Lasciamo perdere (ma solo per un nanosecondo) il simbolo assoluto del 10 febbraio che, nella storia moderna d'Italia, rappresenta quell'icona contro la vergogna titina e l'insabbiamento colposo effettuato dalla sinistra al caviale e dalla gran parte dei media italiani, “destati” dal torpore sulle foibe solo dopo la Legge Menia.
Ma celebrare le elezioni regionali abruzzesi anticipate in febbraio non si comprende proprio: febbraio vale maggio, quando ci saranno le europee e, quindi, se qualcuno non voleva votare in autunno o in inverno per meri calcoli elettorali avrebbe potuto optare per la primavera, quando con la concomitanza del rinnovo dell'europarlamento, ci sarebbe stato anche un risparmio per le tasche di Pantalone.

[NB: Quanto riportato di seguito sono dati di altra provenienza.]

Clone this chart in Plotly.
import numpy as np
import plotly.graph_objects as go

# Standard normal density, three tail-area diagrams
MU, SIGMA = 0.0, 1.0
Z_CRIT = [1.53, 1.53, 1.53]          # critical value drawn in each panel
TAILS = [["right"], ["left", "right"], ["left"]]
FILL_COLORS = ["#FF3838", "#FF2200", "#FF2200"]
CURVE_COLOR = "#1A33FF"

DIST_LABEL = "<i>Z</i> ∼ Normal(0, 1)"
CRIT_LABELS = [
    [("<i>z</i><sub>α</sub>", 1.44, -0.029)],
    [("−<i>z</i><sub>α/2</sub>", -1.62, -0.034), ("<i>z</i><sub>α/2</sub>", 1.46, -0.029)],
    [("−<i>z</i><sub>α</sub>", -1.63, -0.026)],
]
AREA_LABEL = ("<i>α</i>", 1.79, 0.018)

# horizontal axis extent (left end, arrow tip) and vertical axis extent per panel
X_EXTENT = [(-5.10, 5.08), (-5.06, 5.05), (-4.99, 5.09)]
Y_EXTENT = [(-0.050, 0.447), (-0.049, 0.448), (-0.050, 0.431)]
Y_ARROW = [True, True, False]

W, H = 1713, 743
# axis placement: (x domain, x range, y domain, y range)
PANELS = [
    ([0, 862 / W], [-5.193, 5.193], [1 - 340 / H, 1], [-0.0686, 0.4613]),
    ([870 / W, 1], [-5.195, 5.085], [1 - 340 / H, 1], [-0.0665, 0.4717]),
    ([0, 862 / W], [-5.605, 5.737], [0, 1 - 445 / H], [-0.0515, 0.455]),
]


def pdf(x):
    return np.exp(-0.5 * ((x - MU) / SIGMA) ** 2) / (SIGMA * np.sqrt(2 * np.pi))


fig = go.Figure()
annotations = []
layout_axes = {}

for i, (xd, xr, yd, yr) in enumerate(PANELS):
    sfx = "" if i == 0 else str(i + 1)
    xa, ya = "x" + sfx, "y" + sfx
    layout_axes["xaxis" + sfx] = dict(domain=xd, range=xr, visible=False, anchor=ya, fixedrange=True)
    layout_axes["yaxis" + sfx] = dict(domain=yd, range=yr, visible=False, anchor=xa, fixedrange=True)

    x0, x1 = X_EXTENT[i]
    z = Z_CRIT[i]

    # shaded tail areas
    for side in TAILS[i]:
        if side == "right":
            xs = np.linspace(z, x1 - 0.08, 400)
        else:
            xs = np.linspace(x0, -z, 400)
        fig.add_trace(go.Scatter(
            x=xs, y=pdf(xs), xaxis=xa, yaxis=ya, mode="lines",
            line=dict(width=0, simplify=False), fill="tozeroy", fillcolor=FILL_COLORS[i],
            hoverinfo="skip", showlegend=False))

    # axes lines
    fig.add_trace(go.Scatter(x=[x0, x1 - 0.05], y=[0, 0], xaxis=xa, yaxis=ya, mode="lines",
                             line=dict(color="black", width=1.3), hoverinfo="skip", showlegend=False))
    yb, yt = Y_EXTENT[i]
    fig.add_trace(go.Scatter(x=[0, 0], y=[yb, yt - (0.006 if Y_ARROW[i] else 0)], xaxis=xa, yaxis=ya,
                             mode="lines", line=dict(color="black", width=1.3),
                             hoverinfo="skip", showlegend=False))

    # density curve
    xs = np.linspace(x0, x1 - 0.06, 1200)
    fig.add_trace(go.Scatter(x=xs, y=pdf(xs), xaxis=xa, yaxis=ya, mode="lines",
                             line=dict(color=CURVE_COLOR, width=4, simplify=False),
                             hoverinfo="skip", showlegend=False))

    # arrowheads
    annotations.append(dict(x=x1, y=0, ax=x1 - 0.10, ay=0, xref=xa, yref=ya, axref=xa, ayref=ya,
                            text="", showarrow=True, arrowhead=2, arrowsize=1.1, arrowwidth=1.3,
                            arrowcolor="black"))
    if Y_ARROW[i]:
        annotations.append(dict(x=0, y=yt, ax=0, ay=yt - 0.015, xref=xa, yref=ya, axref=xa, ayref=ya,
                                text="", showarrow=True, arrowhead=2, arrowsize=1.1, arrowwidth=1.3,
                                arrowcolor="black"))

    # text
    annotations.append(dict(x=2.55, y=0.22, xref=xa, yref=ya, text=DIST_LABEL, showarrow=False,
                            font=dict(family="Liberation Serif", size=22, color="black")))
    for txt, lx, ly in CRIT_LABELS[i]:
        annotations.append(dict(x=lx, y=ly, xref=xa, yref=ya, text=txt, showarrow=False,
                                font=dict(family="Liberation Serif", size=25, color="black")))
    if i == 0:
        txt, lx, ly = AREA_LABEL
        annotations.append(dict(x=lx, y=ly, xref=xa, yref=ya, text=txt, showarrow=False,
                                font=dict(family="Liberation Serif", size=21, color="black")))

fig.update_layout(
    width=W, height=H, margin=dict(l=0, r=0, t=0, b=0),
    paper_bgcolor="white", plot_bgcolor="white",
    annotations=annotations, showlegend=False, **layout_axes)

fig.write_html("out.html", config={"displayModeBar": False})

E invece anziché votare in novembre, come logica e buon senso avrebbero voluto, ecco la mossa del cavallo. “Diecifebbraio”, come dire, scacco al re e uno schiaffo ai martiri delle foibe.

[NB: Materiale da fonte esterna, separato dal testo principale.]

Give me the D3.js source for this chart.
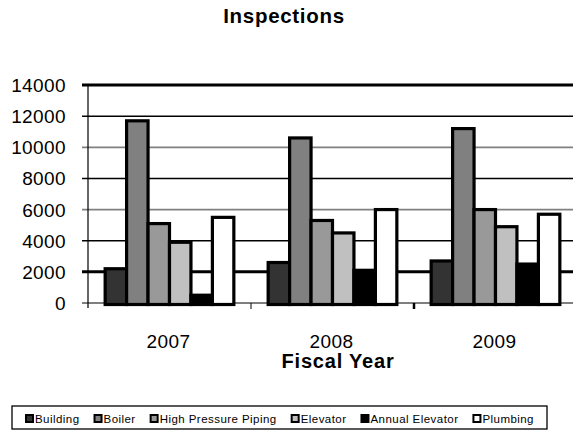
<!DOCTYPE html>
<html>
<head>
<meta charset="utf-8">
<script src="https://cdn.jsdelivr.net/npm/d3@7/dist/d3.min.js"></script>
<style>
  html, body { margin: 0; padding: 0; background: #fff; }
  svg { display: block; }
  svg text { font-family: "Liberation Sans", Arimo, Arial, Helvetica, Roboto, sans-serif; }
</style>
</head>
<body>
<svg id="chart" width="573" height="432"></svg>
<script>
// Fiscal years on the category axis
const years = ["2007", "2008", "2009"];

// Inspection types (one bar per type within each year)
const seriesNames = ["Building", "Boiler", "High Pressure Piping", "Elevator", "Annual Elevator", "Plumbing"];
const seriesColors = ["#333333", "#808080", "#999999", "#c0c0c0", "#000000", "#ffffff"];

// Inspection counts per type, in year order
const building = [2200, 2600, 2700];
const boiler = [11700, 10600, 11200];
const highPressurePiping = [5100, 5300, 6000];
const elevator = [3900, 4500, 4900];
const annualElevator = [500, 2100, 2500];
const plumbing = [5500, 6000, 5700];

const yTicks = [0, 2000, 4000, 6000, 8000, 10000, 12000, 14000];

const seriesValues = [building, boiler, highPressurePiping, elevator, annualElevator, plumbing];

const svg = d3.select("#chart");

const plot = { left: 88, right: 577, top: 85, bottom: 303 };

const x = d3.scaleBand().domain(years).range([plot.left, plot.right]).padding(0);
const xInner = d3.scaleBand().domain(seriesNames).range([0, x.bandwidth()])
  .paddingInner(0).paddingOuter(0.8);
const y = d3.scaleLinear().domain([0, 14000]).range([plot.bottom, plot.top]);

// Title
svg.append("text")
  .attr("x", 284).attr("y", 23)
  .attr("text-anchor", "middle")
  .attr("font-size", 20.5).attr("font-weight", "bold")
  .attr("letter-spacing", 0.7)
  .text("Inspections");

// Horizontal gridlines (extend left of the axis as tick marks)
const gridStyle = v => {
  if (v === 14000 || v === 2000) return { w: 3, c: "#000" };
  if (v === 0) return { w: 1, c: "#000" };
  if ((v / 2000) % 2 === 0) return { w: 1.5, c: "#000" };
  return { w: 1.8, c: "#808080" };
};

svg.append("g").selectAll("line")
  .data(yTicks)
  .join("line")
  .attr("x1", plot.left - 6)
  .attr("x2", 573)
  .attr("y1", d => y(d))
  .attr("y2", d => y(d))
  .attr("stroke", d => gridStyle(d).c)
  .attr("stroke-width", d => gridStyle(d).w);

// Y axis labels
svg.append("g").selectAll("text")
  .data(yTicks)
  .join("text")
  .attr("x", 66)
  .attr("y", d => y(d) + 7)
  .attr("text-anchor", "end")
  .attr("font-size", 19)
  .attr("letter-spacing", 0.4)
  .text(d => d);

// Vertical axis line
svg.append("line")
  .attr("x1", plot.left).attr("x2", plot.left)
  .attr("y1", plot.top).attr("y2", plot.bottom + 5)
  .attr("stroke", "#000").attr("stroke-width", 1.2);

// Category separator ticks
svg.append("g").selectAll("line")
  .data(years.slice(1))
  .join("line")
  .attr("x1", d => x(d)).attr("x2", d => x(d))
  .attr("y1", plot.bottom).attr("y2", plot.bottom + 6)
  .attr("stroke", "#000")
  .attr("stroke-width", (d, i) => i === 1 ? 2.5 : 1);

// Bars
const groups = svg.append("g").selectAll("g")
  .data(years)
  .join("g")
  .attr("transform", d => `translate(${x(d)},0)`);

groups.selectAll("rect")
  .data((yr, yi) => seriesNames.map((name, si) => ({ name, si, value: seriesValues[si][yi] })))
  .join("rect")
  .attr("x", d => xInner(d.name))
  .attr("width", xInner.bandwidth())
  .attr("y", d => y(d.value))
  .attr("height", d => y(0) - y(d.value) + 1.5)
  .attr("fill", d => seriesColors[d.si])
  .attr("stroke", "#000")
  .attr("stroke-width", 3.2);

// Category labels
svg.append("g").selectAll("text")
  .data(years)
  .join("text")
  .attr("x", d => x(d) + x.bandwidth() / 2 - 1)
  .attr("y", 348)
  .attr("text-anchor", "middle")
  .attr("font-size", 19)
  .attr("letter-spacing", 0.4)
  .text(d => d);

// Axis title
svg.append("text")
  .attr("x", 338).attr("y", 368)
  .attr("text-anchor", "middle")
  .attr("font-size", 20).attr("font-weight", "bold")
  .attr("letter-spacing", 0.8)
  .text("Fiscal Year");

// Legend
const legend = svg.append("g");
legend.append("rect")
  .attr("x", 12).attr("y", 406)
  .attr("width", 535).attr("height", 23)
  .attr("fill", "#fff").attr("stroke", "#000").attr("stroke-width", 1.3);

let cursor = 26;
seriesNames.forEach((name, i) => {
  legend.append("rect")
    .attr("x", cursor).attr("y", 415)
    .attr("width", 7).attr("height", 7)
    .attr("fill", seriesColors[i])
    .attr("stroke", "#000").attr("stroke-width", 2);
  const t = legend.append("text")
    .attr("x", cursor + 9).attr("y", 423)
    .attr("font-size", 11.5)
    .attr("letter-spacing", 0.45)
    .text(name);
  cursor += 9 + t.node().getComputedTextLength() + 15;
});
</script>
</body>
</html>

La contingenza abruzzese rappresenta un negativissimo unicum, in primis legato alla sgrammaticata prassi di chi, già la notte del 4 marzo, avrebbe dovuto dimettersi.
Non importa se la legge consentiva un rinvio, spesso conta più la correttezza di chi si guarda allo specchio e cammina a testa alta, che codicilli e polverosi cavilli.
Ma questa è stata la terra degli azzeccagarbugli, degli amici degli amici, delle poltrone girevoli di cricche consunte da anni di curricula vuoti, di signori nessuno che hanno avuto i loro 15 minuti di notorietà, conditi da post sui social che nemmeno bimbi di sei anni scrivono senza rispettare l'abc del social management.
Insomma, questa storia semplicemente rispecchia il passato quinquennio amministrativo: né più, né meno. E chi si aspettava altro, non resti deluso.
In fondo questa cifra politica è come quell'albero che, anziché fruttare nettare e doni zuccherini, produce chicchi di amarezza e germogli di zizzania.
Destinati (per sempre) a non piacere.